Page 535 Eq ( 5 ) is for optimal weight w* of Portfolio A, Page 536 optimal weight w0 is for which portfolio not mentioned and explantion below Eq ( 7 )
“w * increases when Beta A increases because the greater the systematic risk, Beta A, of the active portfolio, A, the smaller is the benefit from diversifying it with the index, M, and the more beneficial it is to take advantage of the mispriced securities.”
If there is more systematic Risk in Portfolio A, How there will be more benefit to take advntge of mispriced securitied as mentioned above.
I didn’t study into that much of detail, but I tried to follow the textbook from page 534 - 536 and gave it a shot:
The context is that they have obtained w0 - the weight to be placed into the alpha portfolio assuming Beta A = 1. Alpha portfolio refers to point A on figure 2, page 534.
We could maximise Sharpe ratio by including the market portfolio into the Alpha portfolio holding. Let’s recall that as Beta tends to 1, the higher the correlation between Alpha portfolio and Market portfolio (i.e. point A and point M). When two are perfectly correlated, there is no benefit from diversifying from Alpha portfolio, right.
But Beta A (Beta of Alpha Portfolio) might not be 1. Thus, we need to adjust.
w* = w0 / [(1+(1-BetaA)w0] (eq 7)
And try some numbers into eq 7:
If BetaA = 1 (perfect correlation to market portfolio). W0 = w* i.e. no adjustment is required. No benefit from diversifying with the index.

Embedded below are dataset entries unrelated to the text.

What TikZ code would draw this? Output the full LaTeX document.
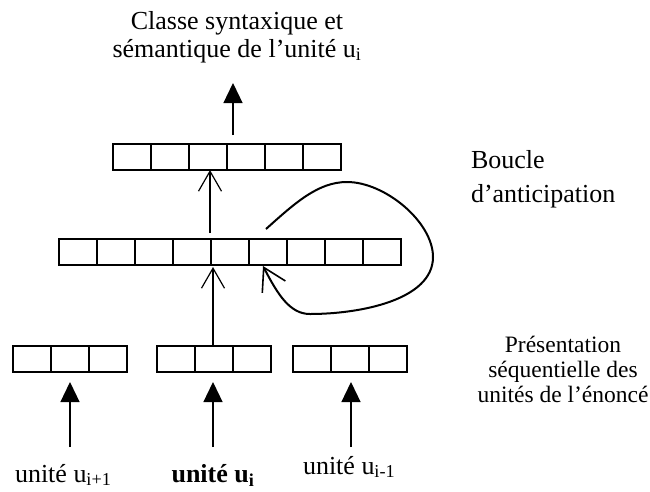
\documentclass[tikz,border=0pt]{standalone}
\usepackage{fontspec}
\setmainfont{Liberation Serif}
\usetikzlibrary{arrows.meta}
\begin{document}
\begin{tikzpicture}[x=1pt,y=-1pt,
  cell/.style={draw, line width=1.3pt, minimum width=38pt, minimum height=26pt, inner sep=0pt, outer sep=0pt},
  txt/.style={inner sep=0pt, outer sep=0pt},
  fillarrow/.style={line width=1.3pt, -{Triangle[length=20pt,width=19pt]}},
  openarrow/.style={line width=1.2pt, -{Straight Barb[length=20pt,width=23pt,line width=1.2pt]}},
  looparrow/.style={line width=2pt, -{Straight Barb[length=22pt,width=26pt,line width=1.6pt]}},
]
\useasboundingbox (0,0) rectangle (650,491);
% bars
\foreach \i in {1,...,6} \node[cell] (t\i) at (113+\i*38-19,157) {};
\foreach \i in {1,...,9} \node[cell] (m\i) at (59+\i*38-19,252) {};
\foreach \i in {1,...,3} {
  \node[cell] (a\i) at (13+\i*38-19,359) {};
  \node[cell] (b\i) at (157+\i*38-19,359) {};
  \node[cell] (c\i) at (293+\i*38-19,359) {};
}
% texts (anchor=base of a multi-line node is the baseline of its last line)
\node[txt, align=center, anchor=base, font=\fontsize{26}{28}\selectfont] (title) at (237,57)
  {Classe syntaxique et\\sémantique de l’unité u\textsubscript{i}};
\node[txt, align=left, anchor=base west, font=\fontsize{26}{34}\selectfont] (boucle) at (471,202)
  {Boucle\\d’anticipation};
\node[txt, align=center, anchor=base, font=\fontsize{23.5}{25}\selectfont] (pres) at (563,402)
  {Présentation\\séquentielle des\\unités de l’énoncé};
\node[txt, anchor=base west, font=\fontsize{26}{26}\selectfont] (l1) at (15,482) {unité u\textsubscript{i+1}};
\node[txt, anchor=base, font=\fontsize{26}{26}\selectfont] (l2) at (213,482) {\textbf{unité u\textsubscript{i}}};
\node[txt, anchor=base west, font=\fontsize{26}{26}\selectfont] (l3) at (303,474) {unité u\textsubscript{i-1}};
% arrow end points
\coordinate (topS) at (233,135);
\coordinate (topE) at (233,83);
\coordinate (tmS) at (210,233);
\coordinate (tmE) at (210,170);
\coordinate (mbS) at (213,346);
\coordinate (mbE) at (213,267);
\coordinate (a0) at (70,447);
\coordinate (aE) at (70,382);
\coordinate (b0) at (213,447);
\coordinate (bE) at (213,382);
\coordinate (c0) at (351,447);
\coordinate (cE) at (351,382);
\coordinate (L0) at (266,229);
\coordinate (L1) at (347,182);
\coordinate (L2) at (433,257);
\coordinate (L3) at (310,314);
\coordinate (LE) at (263,266);
% arrows
\draw[fillarrow] (topS) -- (topE);
\draw[openarrow] (tmS) -- (tmE);
\draw[openarrow] (mbS) -- (mbE);
\draw[fillarrow] (a0) -- (aE);
\draw[fillarrow] (b0) -- (bE);
\draw[fillarrow] (c0) -- (cE);
\draw[looparrow] (L0) .. controls (295,203) and (318,182) .. (L1)
  .. controls (385,182) and (433,222) .. (L2)
  .. controls (433,300) and (360,314) .. (L3)
  .. controls (290,314) and (278,295) .. (LE);
\end{tikzpicture}
\end{document}
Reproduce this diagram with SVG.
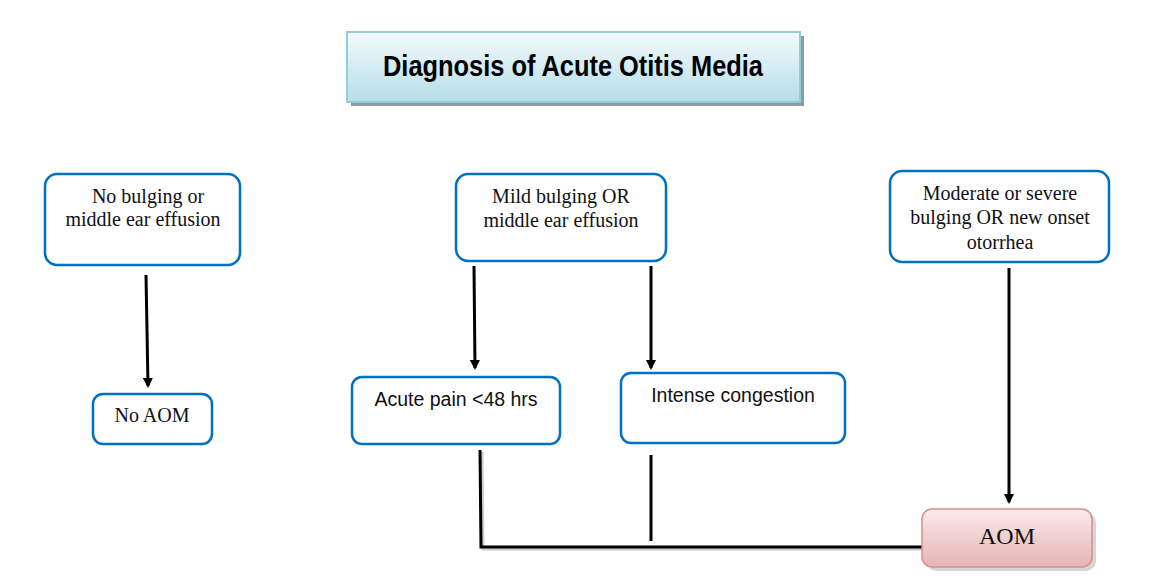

If BetaA= negative (alpha portfolio move in opposite dirrection with market), w0>w*. i.e. we should lessen our weight in alpha portfolio and put some of that into the market portfolio
If BetaA > 1 (high tech, cyclical stocks) w*>w0 increase our weight in alpha portfolio.
I had a really long response generated, but it was a little too long.
In short, a high Beta (>1) implies the active portfolio already has high exposure to the market (systematic risk). But, we also know that portfolio A generates excess return over the market while generating unsystematic risk (specific to the securities in the portfolio that cant be diversified away). Systematic risk can be represented by Beta
So, the weight of A we should hold is a function of:
1.) W_0 = the excess return per unit of risk of the portfolio A divided by the excess market return per unit of risk of the market. If this is high, it means we should hold more of A by definition;
2.) and Beta
So, we look at 1.) and say - wow, this portfolio generates more return per unit of risk, I should put weight portfolio A higher.
But how much higher? Remember, with a high Beta, A has high systematic risk already by definition. It doesn’t do us any good to hold more of the market portfolio for diversification purposes, because A already holds that risk (as the market moves, A will move with it). But A also generates a higher return.
Equation 7 tells us that if A generates a higher excess return, and also has high systematic risk, we should hold more of it. Why? If we’re going to hold systematic risk, we may as well hold it in a portfolio that generates higher return. But, if those excess returns are generated at a cost of higher variance (ie, W_0 is below 1), we may want to hold less of A.